Des chercheurs de l’Institut Paul Scherrer tentent de répondre à cette question, en combinant expériences et simulations informatiques. Les calculs présentent un avantage important : les périodes sur lesquelles ils portent peuvent être aussi bien extrêmement courtes qu’extrêmement longues. Ils rendent ainsi possible l’étude de processus extrêmement lents, qui restent inaccessibles dans le cadre d’expériences en laboratoire souterrain.

Hormis les simulations, les chercheurs s’appuient sur ce qu’on appelle des analogues naturels. Les experts désignent par ce terme, des environnements géologiques, qui existent à l’état naturel, et au cœur desquels se jouent des processus très similaires à ceux d’un dépôt en couches géologiques profondes. Ces analogues naturels permettent aussi souvent d’entrevoir l’avenir, c’est-à-dire l’évolution probable d’un dépôt en couches géologiques profondes – un avantage précieux.

Un analogue naturel de ce genre se trouve à Maqarin, au Nord de la Jordanie, près de la frontière syrienne. Dans cette région, des processus de combustion dont les causes exactes sont encore inconnues, se sont déclenchés dans les roches très bitumineuses du sous-sol. La chaleur libérée a transformée les roches calcaires dans une couche souterraine similaire au ciment. L’eau de pluie s’est ensuite infiltrée dans ce mélange de ciment naturel, et a réagi à son contact, avant de s’échapper par des fissures et de se retrouver en contact avec les roches argileuses environnantes. En raison de son pH élevé, le ciment ressemble à une solution alcaline, alors que le pH de la roche argileuse est quasiment neutre. Comparé au ciment, la roche argileuse est donc acide. De fait, aux points de contact entre l’« eau alcaline » et la roche argileuse, une réaction chimique neutralisante s’est déclenchée.

Les minéraux referment les pores

Une réaction acido-basique de ce genre se produit aussi dans un dépôt en couches géologiques profondes pour déchets faiblement radioactifs. En effet, la roche argileuse « acide » et l’eau basique issue du ciment dont sont revêtues les parois du puits et des cavernes du dépôt, entrent également en contact. Or, les chercheurs savent que dans ce cas, le ciment et la roche argileuse se neutralisent. Mais le plus souvent, cette réaction est extrêmement lente.

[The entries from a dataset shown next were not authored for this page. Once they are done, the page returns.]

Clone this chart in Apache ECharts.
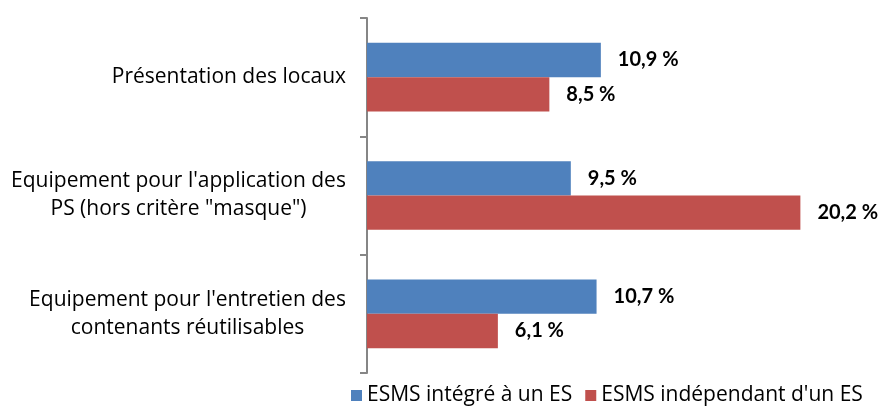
<!DOCTYPE html>
<html>
<head>
<meta charset="utf-8">
<script src="https://cdn.jsdelivr.net/npm/echarts@6/dist/echarts.min.js"></script>
<style>
html, body { margin: 0; padding: 0; background: #fff; }
#chart { width: 883px; height: 409px; }
</style>
</head>
<body>
<div id="chart"></div>
<script>
// categories, top to bottom
let categories = [
	"Présentation des locaux",
	"Equipement pour l'application des\nPS (hors critère \"masque\")",
	"Equipement pour l'entretien des\ncontenants réutilisables"
];
let seriesNames = ["ESMS intégré à un ES", "ESMS indépendant d'un ES"];
let integre = [10.9, 9.5, 10.7];
let independant = [8.5, 20.2, 6.1];

let fontName = 'Open Sans';
let catSize = 21;

// measure a line so multi-line labels can be centered in their own box
let ctx = document.createElement('canvas').getContext('2d');
ctx.font = catSize + 'px "' + fontName + '"';

function fmtPct(v){
	return v.toFixed(1).replace('.', ',') + ' %';
}

function fmtCat(v){
	let lines = v.split('\n');
	if(lines.length == 1) return '{s|' + v + '}';
	let w = 0;
	lines.forEach(function(l){ w = Math.max(w, ctx.measureText(l).width); });
	let key = 'm' + Math.round(w);
	catRich[key] = { fontFamily: fontName, fontSize: catSize, color: '#000', width: Math.ceil(w), align: 'center', lineHeight: 28 };
	return lines.map(function(l){ return '{' + key + '|' + l + '}'; }).join('\n');
}

let catRich = {
	s: { fontFamily: fontName, fontSize: catSize, color: '#000' }
};
// pre-build the rich styles
categories.forEach(fmtCat);

let labelStyle = {
	show: true,
	position: 'right',
	distance: 17,
	fontFamily: 'Lato',
	fontWeight: 'bold',
	fontSize: 20,
	color: '#000',
	formatter: function(p){ return fmtPct(p.value); }
};

let chart = echarts.init(document.getElementById('chart'));
let option = {
	animation: false,
	color: ['#4F81BD', '#C0504D'],
	grid: { left: 367, top: 18, bottom: 36, right: 44 },
	legend: {
		data: seriesNames,
		left: 346,
		top: 380,
		itemWidth: 11,
		itemHeight: 11,
		itemGap: 13,
		icon: 'rect',
		textStyle: { fontFamily: fontName, fontSize: 21, color: '#000' }
	},
	xAxis: {
		type: 'value',
		min: 0,
		max: 22,
		show: false
	},
	yAxis: {
		type: 'category',
		inverse: true,
		data: categories,
		axisLine: { lineStyle: { color: '#868686', width: 2 } },
		axisTick: { show: true, length: 7, lineStyle: { color: '#868686', width: 2 } },
		axisLabel: {
			margin: 21,
			align: 'right',
			color: '#000',
			fontFamily: fontName,
			fontSize: catSize,
			lineHeight: 28,
			formatter: fmtCat,
			rich: catRich
		}
	},
	series: [
		{
			name: seriesNames[0],
			type: 'bar',
			data: integre,
			barGap: '0%',
			barCategoryGap: '42%',
			label: labelStyle
		},
		{
			name: seriesNames[1],
			type: 'bar',
			data: independant,
			barGap: '0%',
			barCategoryGap: '42%',
			label: labelStyle
		}
	]
};
chart.setOption(option);
</script>
</body>
</html>
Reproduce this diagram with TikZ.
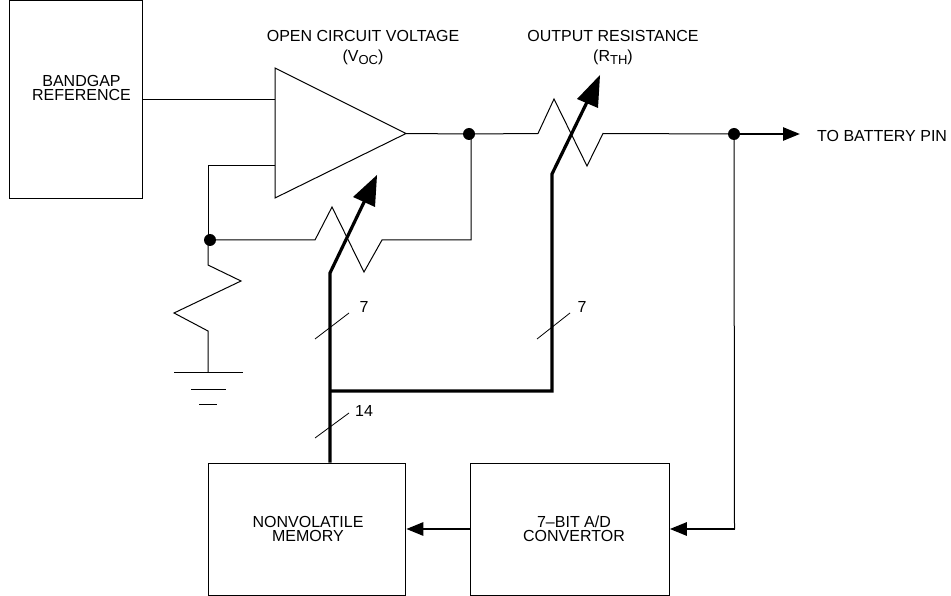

A Maqarin, on a observé que les réactions neutralisantes entraînaient la formation de minéraux comme la calcite et l’ettringite. Or, à quelques millimètres de la zone de contact, ces minéraux entraînent la fermeture presque complète des pores, qui existaient avant dans la roche argileuse. On ignore encore combien de temps il faut pour que les pores soient complètement refermés. Mais il semblerait que ce laps de temps n’excède pas quelques centaines d’années, comme le montrent les simulations informatiques de l’équipe de chercheurs du PSI, menée par Georg Kosakowski et Urs Berner. Cela voudrait donc dire qu’il suffit d’une période relativement courte, pour que la réaction acido-basique rende le dépôt en couches géologiques profondes encore plus sûr : en refermant les pores, elle empêche encore davantage les radionucléides de s’échapper.

Un jalon important pour comprendre le comportement d’un dépôt en couches géologiques profondes

Les observations au « laboratoire naturel » de Maqarin correspondent aux résultats de leurs simulations informatiques : un fait que les chercheurs du PSI qualifient de jalon important pour mieux comprendre le comportement d’un dépôt en couches géologiques profondes. Cette bonne correspondance avec les données de mesure adoube en quelque sorte leur modèle de calcul, dans lequel ils ont mathématiquement chiffré la complexité des réactions géochimiques combinées avec le transport de l’eau (surtout de la diffusion) dans la roche.